The project, christened “Tongor Safe Water Station” is also expected to bring to an end, the trekking of women and children for about one and half kilometers to fetch water from the Volta Lake.

Mr Charles Nimako, Director, Safe Water Network-Ghana, said his outfit was moved by the plight of the people, who were living along the Volta Lake, yet do not have potable water.

He said the Network used “modular slow sand method” to treat water from the Volta Lake and declared it “clean and safe,” saying, it is 100 per cent safe and that it has met the World Health Organization’s (WHO) standard for safe water.

Mr Nimako said the facility would be expanded to five surrounding communities soon, and that, the Network would work with the community in managing the facility for transparency.

“We have already opened an account for the community and we will employ people here to manage the facility but we will monitor their activities to ensure transparency and maintenance of the equipment,” Mr Nimako stated.

He commended the Volta River Authority (VRA) Resettlement Trust Fund, VRA, KOSMOS Energy Ghana and UNICEF for their support and said the project was in honour of John Whitehead, a Philanthropist, whose birthday party proceeds were used to support the project.

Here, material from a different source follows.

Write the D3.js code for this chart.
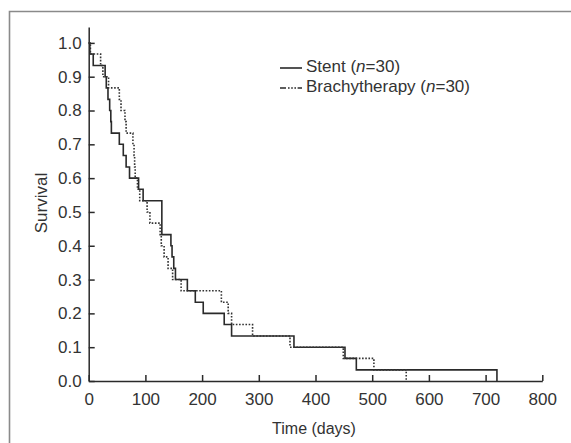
<!DOCTYPE html>
<html>
<head>
<meta charset="utf-8">
<script src="https://cdn.jsdelivr.net/npm/d3@7"></script>
<style>
  body { margin: 0; background: #fff; }
  svg { display: block; font-family: "Liberation Sans", Arial, sans-serif; }
</style>
</head>
<body>
<svg id="chart" width="571" height="443"></svg>
<script>
// Kaplan-Meier steps (time in days, survival after the step)
var stentTimes = [0, 2, 8, 29, 31, 34, 37, 39, 40, 54, 61, 66, 72, 88, 96, 129, 145, 147, 150, 153, 158, 174, 188, 202, 239, 252, 362, 452, 472, 720];
var stentSurv  = [1.0, 0.967, 0.933, 0.9, 0.867, 0.833, 0.8, 0.767, 0.733, 0.7, 0.667, 0.633, 0.6, 0.567, 0.533, 0.433, 0.4, 0.367, 0.333, 0.3, 0.3, 0.267, 0.233, 0.2, 0.167, 0.133, 0.1, 0.067, 0.033, 0.0];

var brachyTimes = [0, 3, 21, 25, 35, 54, 57, 64, 66, 78, 80, 81, 82, 86, 90, 103, 108, 126, 128, 133, 140, 148, 163, 234, 246, 252, 289, 355, 449, 503, 560];
var brachySurv  = [1.0, 0.967, 0.933, 0.9, 0.867, 0.833, 0.8, 0.767, 0.733, 0.7, 0.667, 0.633, 0.6, 0.567, 0.533, 0.5, 0.467, 0.433, 0.4, 0.367, 0.333, 0.3, 0.267, 0.233, 0.2, 0.167, 0.133, 0.1, 0.067, 0.033, 0.0];

var xTicks = [0, 100, 200, 300, 400, 500, 600, 700, 800];
var yTicks = [0.0, 0.1, 0.2, 0.3, 0.4, 0.5, 0.6, 0.7, 0.8, 0.9, 1.0];
var legendLabels = ["Stent", "Brachytherapy"];
var legendN = [30, 30];

var svg = d3.select("#chart");

// frame round the figure
svg.append("path")
  .attr("d", "M9.5,443 V11.5 H571")
  .attr("fill", "none")
  .attr("stroke", "#8a8a8a")
  .attr("stroke-width", 1.6);

var x = d3.scaleLinear().domain([0, 800]).range([88.7, 542.3]);
var y = d3.scaleLinear().domain([0, 1.047]).range([381, 27]);

var ink = "#2a2a2a";

var xAxis = svg.append("g")
  .attr("transform", "translate(0,381)")
  .call(d3.axisBottom(x).tickValues(xTicks).tickSizeInner(-6).tickSizeOuter(0).tickPadding(12)
    .tickFormat(d3.format("d")));

var yAxis = svg.append("g")
  .attr("transform", "translate(88.7,0)")
  .call(d3.axisLeft(y).tickValues(yTicks).tickSizeInner(-6).tickSizeOuter(0).tickPadding(7)
    .tickFormat(d3.format(".1f")));

[xAxis, yAxis].forEach(function (g) {
  g.select(".domain").attr("stroke", ink).attr("stroke-width", 1.5);
  g.selectAll(".tick line").attr("stroke", ink).attr("stroke-width", 1.5);
  g.selectAll(".tick text").attr("fill", "#333").style("font-size", "17px");
});

svg.append("text")
  .attr("x", 314).attr("y", 434)
  .attr("text-anchor", "middle")
  .attr("fill", "#333")
  .style("font-size", "16px")
  .text("Time (days)");

svg.append("text")
  .attr("transform", "translate(47,203) rotate(-90)")
  .attr("text-anchor", "middle")
  .attr("fill", "#333")
  .style("font-size", "17px")
  .text("Survival");

var line = d3.line()
  .x(function (d) { return x(d[0]); })
  .y(function (d) { return y(d[1]); })
  .curve(d3.curveStepAfter);

svg.append("path")
  .datum(d3.zip(stentTimes, stentSurv))
  .attr("fill", "none")
  .attr("stroke", ink)
  .attr("stroke-width", 1.6)
  .attr("d", line);

svg.append("path")
  .datum(d3.zip(brachyTimes, brachySurv))
  .attr("fill", "none")
  .attr("stroke", "#333")
  .attr("stroke-width", 1.6)
  .attr("stroke-dasharray", "1.6,1.6")
  .attr("d", line);

// legend
var leg = svg.append("g");
legendLabels.forEach(function (name, i) {
  var yy = 68 + i * 20;
  leg.append("line")
    .attr("x1", 280).attr("x2", 302)
    .attr("y1", yy).attr("y2", yy)
    .attr("stroke", ink)
    .attr("stroke-width", 1.6)
    .attr("stroke-dasharray", i === 0 ? null : "6,2,1.6,1.6,1.6,1.6,1.6,1.6");
  var t = leg.append("text")
    .attr("x", 306).attr("y", yy + 4)
    .attr("fill", "#333")
    .style("font-size", "17px");
  t.append("tspan").text(name + " (");
  t.append("tspan").style("font-style", "italic").text("n");
  t.append("tspan").text("=" + legendN[i] + ")");
});
</script>
</body>
</html>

Mr David Kanyi, District Coordinating Director, South-Dayi District, commended the Network for the support and asked the community to own the facility and maintain it.

Mr Mike Akoto, a Former Assembly Member for Tongor-Tsanakpe, who was elated by the facility, said since the community’s three boreholes broke down in 2010, the people had to depend on rain water and the Volta Lake.

“In fact we are not expecting this. Our water problem is over. Look, this is double Christmas for us. For several years, we had pipelines laid by the Ghana Water Company to our homes but water does not flow in it,” he stated.

Madam Adzonor Akosua, a mother of three told the Ghana News Agency (GNA) that “even if we are not able to celebrate well this year’s Christmas, seeing the facility was enough Christmas for us.”

Another major problem facing the fishing and commercial community is open defecation.

Mr Forson Nyame, from the South-Dayi District Health Directorate, told the GNA that all public toilets in the community were destroyed by flood in 2012, so a good number of people in the community defecate in the bush.

Safe Water Network was established in 2006 by Paul Newman, an Actor and Philanthropist to help address challenges with sustainability of safe water supply to rural and peri-urban areas, using market based principles.